[Exercise instructions]: Reproduce all the lines exactly as they stand, apart from the pictures.

[Data lines]:

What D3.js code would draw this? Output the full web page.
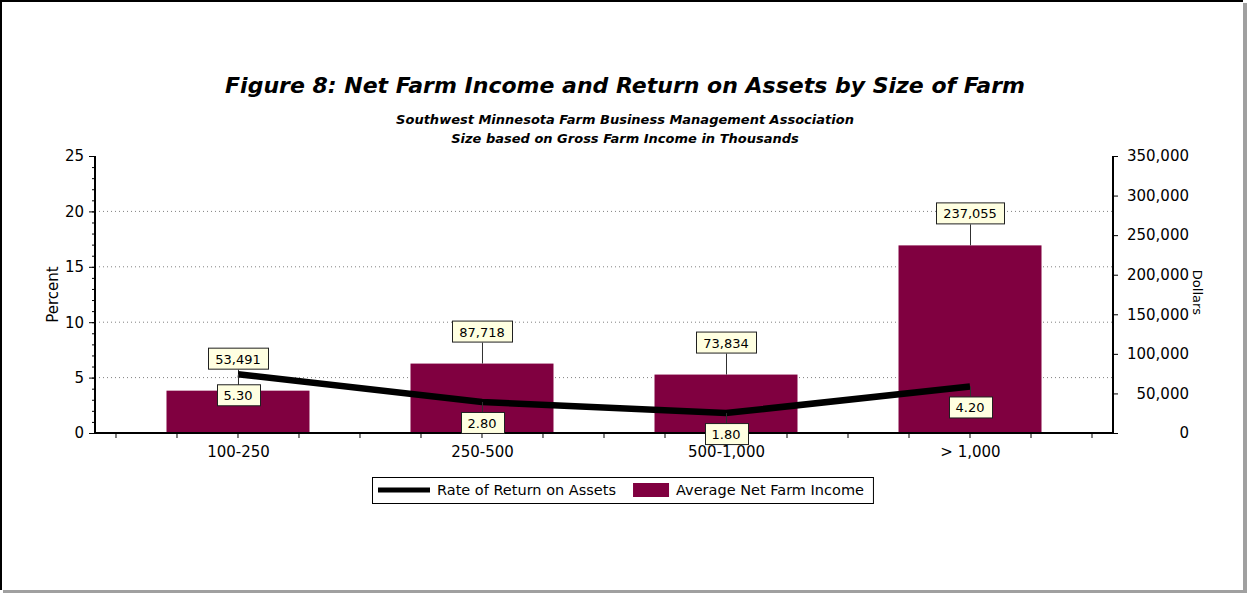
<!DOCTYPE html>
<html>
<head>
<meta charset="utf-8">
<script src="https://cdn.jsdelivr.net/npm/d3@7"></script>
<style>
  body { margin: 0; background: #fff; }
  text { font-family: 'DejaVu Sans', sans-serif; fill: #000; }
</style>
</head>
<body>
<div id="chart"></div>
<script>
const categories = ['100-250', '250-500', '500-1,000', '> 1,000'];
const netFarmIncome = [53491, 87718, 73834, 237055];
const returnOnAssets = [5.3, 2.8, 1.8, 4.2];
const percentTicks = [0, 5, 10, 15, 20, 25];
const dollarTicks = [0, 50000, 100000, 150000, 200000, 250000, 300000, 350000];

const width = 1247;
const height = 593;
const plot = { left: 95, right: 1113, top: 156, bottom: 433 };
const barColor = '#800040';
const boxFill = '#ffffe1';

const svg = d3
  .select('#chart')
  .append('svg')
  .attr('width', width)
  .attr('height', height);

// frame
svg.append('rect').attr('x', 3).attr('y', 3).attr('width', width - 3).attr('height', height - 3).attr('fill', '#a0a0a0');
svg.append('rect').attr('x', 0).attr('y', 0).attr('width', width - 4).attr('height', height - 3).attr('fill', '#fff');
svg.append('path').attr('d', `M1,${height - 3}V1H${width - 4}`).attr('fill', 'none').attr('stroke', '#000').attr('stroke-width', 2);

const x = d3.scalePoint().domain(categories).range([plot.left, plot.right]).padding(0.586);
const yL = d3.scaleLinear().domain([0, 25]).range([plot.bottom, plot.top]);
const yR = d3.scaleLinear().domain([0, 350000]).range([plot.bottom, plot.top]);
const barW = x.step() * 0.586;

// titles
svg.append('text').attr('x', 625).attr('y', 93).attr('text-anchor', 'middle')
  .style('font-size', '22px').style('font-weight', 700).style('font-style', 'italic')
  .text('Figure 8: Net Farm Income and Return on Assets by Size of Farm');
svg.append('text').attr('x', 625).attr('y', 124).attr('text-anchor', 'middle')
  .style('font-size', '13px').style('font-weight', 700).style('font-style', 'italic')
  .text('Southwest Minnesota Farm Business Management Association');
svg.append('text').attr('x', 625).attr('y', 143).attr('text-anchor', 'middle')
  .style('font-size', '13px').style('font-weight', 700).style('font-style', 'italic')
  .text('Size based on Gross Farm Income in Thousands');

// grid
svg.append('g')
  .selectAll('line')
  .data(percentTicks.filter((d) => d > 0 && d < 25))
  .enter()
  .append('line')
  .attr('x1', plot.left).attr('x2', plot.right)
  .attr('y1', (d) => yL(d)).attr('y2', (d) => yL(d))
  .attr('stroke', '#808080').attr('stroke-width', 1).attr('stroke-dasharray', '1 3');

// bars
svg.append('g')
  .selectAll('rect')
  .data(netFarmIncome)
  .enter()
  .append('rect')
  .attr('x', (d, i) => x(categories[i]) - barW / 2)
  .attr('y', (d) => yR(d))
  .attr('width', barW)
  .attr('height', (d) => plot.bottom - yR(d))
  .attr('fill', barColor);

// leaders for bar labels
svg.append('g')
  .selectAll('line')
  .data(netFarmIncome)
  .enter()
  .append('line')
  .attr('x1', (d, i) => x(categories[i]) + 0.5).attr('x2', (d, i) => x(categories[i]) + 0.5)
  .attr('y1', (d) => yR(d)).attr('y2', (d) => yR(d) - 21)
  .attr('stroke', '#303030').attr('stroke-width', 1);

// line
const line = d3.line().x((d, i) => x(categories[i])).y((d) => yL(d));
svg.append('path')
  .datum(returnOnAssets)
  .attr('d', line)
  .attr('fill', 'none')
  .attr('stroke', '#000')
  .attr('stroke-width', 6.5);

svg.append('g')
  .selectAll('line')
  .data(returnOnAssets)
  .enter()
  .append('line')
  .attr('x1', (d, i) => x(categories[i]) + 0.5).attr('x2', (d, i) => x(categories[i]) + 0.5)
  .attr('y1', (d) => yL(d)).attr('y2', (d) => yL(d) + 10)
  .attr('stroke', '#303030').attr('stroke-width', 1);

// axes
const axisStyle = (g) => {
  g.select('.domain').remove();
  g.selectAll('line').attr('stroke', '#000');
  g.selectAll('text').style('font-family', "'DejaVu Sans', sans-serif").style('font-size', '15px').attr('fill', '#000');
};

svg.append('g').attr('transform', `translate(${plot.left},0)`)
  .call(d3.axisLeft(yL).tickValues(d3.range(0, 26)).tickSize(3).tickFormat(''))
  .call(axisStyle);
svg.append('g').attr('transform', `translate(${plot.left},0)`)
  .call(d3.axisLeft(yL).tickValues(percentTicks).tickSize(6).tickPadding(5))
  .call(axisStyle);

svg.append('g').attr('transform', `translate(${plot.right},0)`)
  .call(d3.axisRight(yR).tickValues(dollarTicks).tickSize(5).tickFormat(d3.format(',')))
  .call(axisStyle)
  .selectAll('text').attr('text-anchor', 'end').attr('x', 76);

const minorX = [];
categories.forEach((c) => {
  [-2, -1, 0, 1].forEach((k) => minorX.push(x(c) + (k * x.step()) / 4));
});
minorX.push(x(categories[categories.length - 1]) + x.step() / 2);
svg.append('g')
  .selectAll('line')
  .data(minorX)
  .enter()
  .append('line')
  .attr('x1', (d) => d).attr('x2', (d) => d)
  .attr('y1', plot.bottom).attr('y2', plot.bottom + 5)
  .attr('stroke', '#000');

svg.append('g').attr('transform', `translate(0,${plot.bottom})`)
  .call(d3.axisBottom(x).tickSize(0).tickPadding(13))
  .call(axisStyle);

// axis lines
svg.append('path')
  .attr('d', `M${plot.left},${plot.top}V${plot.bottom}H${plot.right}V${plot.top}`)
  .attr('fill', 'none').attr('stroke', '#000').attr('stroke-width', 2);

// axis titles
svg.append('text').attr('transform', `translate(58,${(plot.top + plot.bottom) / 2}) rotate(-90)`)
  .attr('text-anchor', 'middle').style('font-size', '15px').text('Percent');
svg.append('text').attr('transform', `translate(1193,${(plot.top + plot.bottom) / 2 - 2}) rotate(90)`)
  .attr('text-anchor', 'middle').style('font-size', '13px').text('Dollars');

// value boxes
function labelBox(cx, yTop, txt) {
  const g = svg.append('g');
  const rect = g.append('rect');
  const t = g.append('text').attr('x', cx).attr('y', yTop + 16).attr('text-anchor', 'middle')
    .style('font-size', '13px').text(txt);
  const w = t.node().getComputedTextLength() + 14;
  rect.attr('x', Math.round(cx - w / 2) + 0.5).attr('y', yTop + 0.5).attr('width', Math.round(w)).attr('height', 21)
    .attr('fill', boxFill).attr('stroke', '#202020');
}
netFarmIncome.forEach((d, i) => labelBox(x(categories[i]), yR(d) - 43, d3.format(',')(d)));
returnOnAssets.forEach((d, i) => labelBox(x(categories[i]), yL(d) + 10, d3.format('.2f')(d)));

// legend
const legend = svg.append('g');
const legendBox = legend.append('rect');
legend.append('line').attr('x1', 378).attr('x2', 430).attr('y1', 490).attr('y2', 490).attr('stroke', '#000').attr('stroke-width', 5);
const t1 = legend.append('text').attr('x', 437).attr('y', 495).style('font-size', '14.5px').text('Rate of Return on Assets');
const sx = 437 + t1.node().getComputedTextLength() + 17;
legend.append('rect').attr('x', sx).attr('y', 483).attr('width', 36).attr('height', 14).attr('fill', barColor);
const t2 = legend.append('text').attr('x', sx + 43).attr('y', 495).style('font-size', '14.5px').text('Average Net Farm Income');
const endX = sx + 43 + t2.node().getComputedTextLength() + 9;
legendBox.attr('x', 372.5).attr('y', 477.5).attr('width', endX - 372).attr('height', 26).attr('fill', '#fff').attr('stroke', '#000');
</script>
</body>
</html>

[Solution]:
What D3.js code would draw this? Output the full web page.
<!DOCTYPE html>
<html>
<head>
<meta charset="utf-8">
<script src="https://cdn.jsdelivr.net/npm/d3@7"></script>
<style>
  body { margin: 0; background: #fff; }
  text { font-family: 'DejaVu Sans', sans-serif; fill: #000; }
</style>
</head>
<body>
<div id="chart"></div>
<script>
const categories = ['100-250', '250-500', '500-1,000', '> 1,000'];
const netFarmIncome = [53491, 87718, 73834, 237055];
const returnOnAssets = [5.3, 2.8, 1.8, 4.2];
const percentTicks = [0, 5, 10, 15, 20, 25];
const dollarTicks = [0, 50000, 100000, 150000, 200000, 250000, 300000, 350000];

const width = 1247;
const height = 593;
const plot = { left: 95, right: 1113, top: 156, bottom: 433 };
const barColor = '#800040';
const boxFill = '#ffffe1';

const svg = d3
  .select('#chart')
  .append('svg')
  .attr('width', width)
  .attr('height', height);

// frame
svg.append('rect').attr('x', 3).attr('y', 3).attr('width', width - 3).attr('height', height - 3).attr('fill', '#a0a0a0');
svg.append('rect').attr('x', 0).attr('y', 0).attr('width', width - 4).attr('height', height - 3).attr('fill', '#fff');
svg.append('path').attr('d', `M1,${height - 3}V1H${width - 4}`).attr('fill', 'none').attr('stroke', '#000').attr('stroke-width', 2);

const x = d3.scalePoint().domain(categories).range([plot.left, plot.right]).padding(0.586);
const yL = d3.scaleLinear().domain([0, 25]).range([plot.bottom, plot.top]);
const yR = d3.scaleLinear().domain([0, 350000]).range([plot.bottom, plot.top]);
const barW = x.step() * 0.586;

// titles
svg.append('text').attr('x', 625).attr('y', 93).attr('text-anchor', 'middle')
  .style('font-size', '22px').style('font-weight', 700).style('font-style', 'italic')
  .text('Figure 8: Net Farm Income and Return on Assets by Size of Farm');
svg.append('text').attr('x', 625).attr('y', 124).attr('text-anchor', 'middle')
  .style('font-size', '13px').style('font-weight', 700).style('font-style', 'italic')
  .text('Southwest Minnesota Farm Business Management Association');
svg.append('text').attr('x', 625).attr('y', 143).attr('text-anchor', 'middle')
  .style('font-size', '13px').style('font-weight', 700).style('font-style', 'italic')
  .text('Size based on Gross Farm Income in Thousands');

// grid
svg.append('g')
  .selectAll('line')
  .data(percentTicks.filter((d) => d > 0 && d < 25))
  .enter()
  .append('line')
  .attr('x1', plot.left).attr('x2', plot.right)
  .attr('y1', (d) => yL(d)).attr('y2', (d) => yL(d))
  .attr('stroke', '#808080').attr('stroke-width', 1).attr('stroke-dasharray', '1 3');

// bars
svg.append('g')
  .selectAll('rect')
  .data(netFarmIncome)
  .enter()
  .append('rect')
  .attr('x', (d, i) => x(categories[i]) - barW / 2)
  .attr('y', (d) => yR(d))
  .attr('width', barW)
  .attr('height', (d) => plot.bottom - yR(d))
  .attr('fill', barColor);

// leaders for bar labels
svg.append('g')
  .selectAll('line')
  .data(netFarmIncome)
  .enter()
  .append('line')
  .attr('x1', (d, i) => x(categories[i]) + 0.5).attr('x2', (d, i) => x(categories[i]) + 0.5)
  .attr('y1', (d) => yR(d)).attr('y2', (d) => yR(d) - 21)
  .attr('stroke', '#303030').attr('stroke-width', 1);

// line
const line = d3.line().x((d, i) => x(categories[i])).y((d) => yL(d));
svg.append('path')
  .datum(returnOnAssets)
  .attr('d', line)
  .attr('fill', 'none')
  .attr('stroke', '#000')
  .attr('stroke-width', 6.5);

svg.append('g')
  .selectAll('line')
  .data(returnOnAssets)
  .enter()
  .append('line')
  .attr('x1', (d, i) => x(categories[i]) + 0.5).attr('x2', (d, i) => x(categories[i]) + 0.5)
  .attr('y1', (d) => yL(d)).attr('y2', (d) => yL(d) + 10)
  .attr('stroke', '#303030').attr('stroke-width', 1);

// axes
const axisStyle = (g) => {
  g.select('.domain').remove();
  g.selectAll('line').attr('stroke', '#000');
  g.selectAll('text').style('font-family', "'DejaVu Sans', sans-serif").style('font-size', '15px').attr('fill', '#000');
};

svg.append('g').attr('transform', `translate(${plot.left},0)`)
  .call(d3.axisLeft(yL).tickValues(d3.range(0, 26)).tickSize(3).tickFormat(''))
  .call(axisStyle);
svg.append('g').attr('transform', `translate(${plot.left},0)`)
  .call(d3.axisLeft(yL).tickValues(percentTicks).tickSize(6).tickPadding(5))
  .call(axisStyle);

svg.append('g').attr('transform', `translate(${plot.right},0)`)
  .call(d3.axisRight(yR).tickValues(dollarTicks).tickSize(5).tickFormat(d3.format(',')))
  .call(axisStyle)
  .selectAll('text').attr('text-anchor', 'end').attr('x', 76);

const minorX = [];
categories.forEach((c) => {
  [-2, -1, 0, 1].forEach((k) => minorX.push(x(c) + (k * x.step()) / 4));
});
minorX.push(x(categories[categories.length - 1]) + x.step() / 2);
svg.append('g')
  .selectAll('line')
  .data(minorX)
  .enter()
  .append('line')
  .attr('x1', (d) => d).attr('x2', (d) => d)
  .attr('y1', plot.bottom).attr('y2', plot.bottom + 5)
  .attr('stroke', '#000');

svg.append('g').attr('transform', `translate(0,${plot.bottom})`)
  .call(d3.axisBottom(x).tickSize(0).tickPadding(13))
  .call(axisStyle);

// axis lines
svg.append('path')
  .attr('d', `M${plot.left},${plot.top}V${plot.bottom}H${plot.right}V${plot.top}`)
  .attr('fill', 'none').attr('stroke', '#000').attr('stroke-width', 2);

// axis titles
svg.append('text').attr('transform', `translate(58,${(plot.top + plot.bottom) / 2}) rotate(-90)`)
  .attr('text-anchor', 'middle').style('font-size', '15px').text('Percent');
svg.append('text').attr('transform', `translate(1193,${(plot.top + plot.bottom) / 2 - 2}) rotate(90)`)
  .attr('text-anchor', 'middle').style('font-size', '13px').text('Dollars');

// value boxes
function labelBox(cx, yTop, txt) {
  const g = svg.append('g');
  const rect = g.append('rect');
  const t = g.append('text').attr('x', cx).attr('y', yTop + 16).attr('text-anchor', 'middle')
    .style('font-size', '13px').text(txt);
  const w = t.node().getComputedTextLength() + 14;
  rect.attr('x', Math.round(cx - w / 2) + 0.5).attr('y', yTop + 0.5).attr('width', Math.round(w)).attr('height', 21)
    .attr('fill', boxFill).attr('stroke', '#202020');
}
netFarmIncome.forEach((d, i) => labelBox(x(categories[i]), yR(d) - 43, d3.format(',')(d)));
returnOnAssets.forEach((d, i) => labelBox(x(categories[i]), yL(d) + 10, d3.format('.2f')(d)));

// legend
const legend = svg.append('g');
const legendBox = legend.append('rect');
legend.append('line').attr('x1', 378).attr('x2', 430).attr('y1', 490).attr('y2', 490).attr('stroke', '#000').attr('stroke-width', 5);
const t1 = legend.append('text').attr('x', 437).attr('y', 495).style('font-size', '14.5px').text('Rate of Return on Assets');
const sx = 437 + t1.node().getComputedTextLength() + 17;
legend.append('rect').attr('x', sx).attr('y', 483).attr('width', 36).attr('height', 14).attr('fill', barColor);
const t2 = legend.append('text').attr('x', sx + 43).attr('y', 495).style('font-size', '14.5px').text('Average Net Farm Income');
const endX = sx + 43 + t2.node().getComputedTextLength() + 9;
legendBox.attr('x', 372.5).attr('y', 477.5).attr('width', endX - 372).attr('height', 26).attr('fill', '#fff').attr('stroke', '#000');
</script>
</body>
</html>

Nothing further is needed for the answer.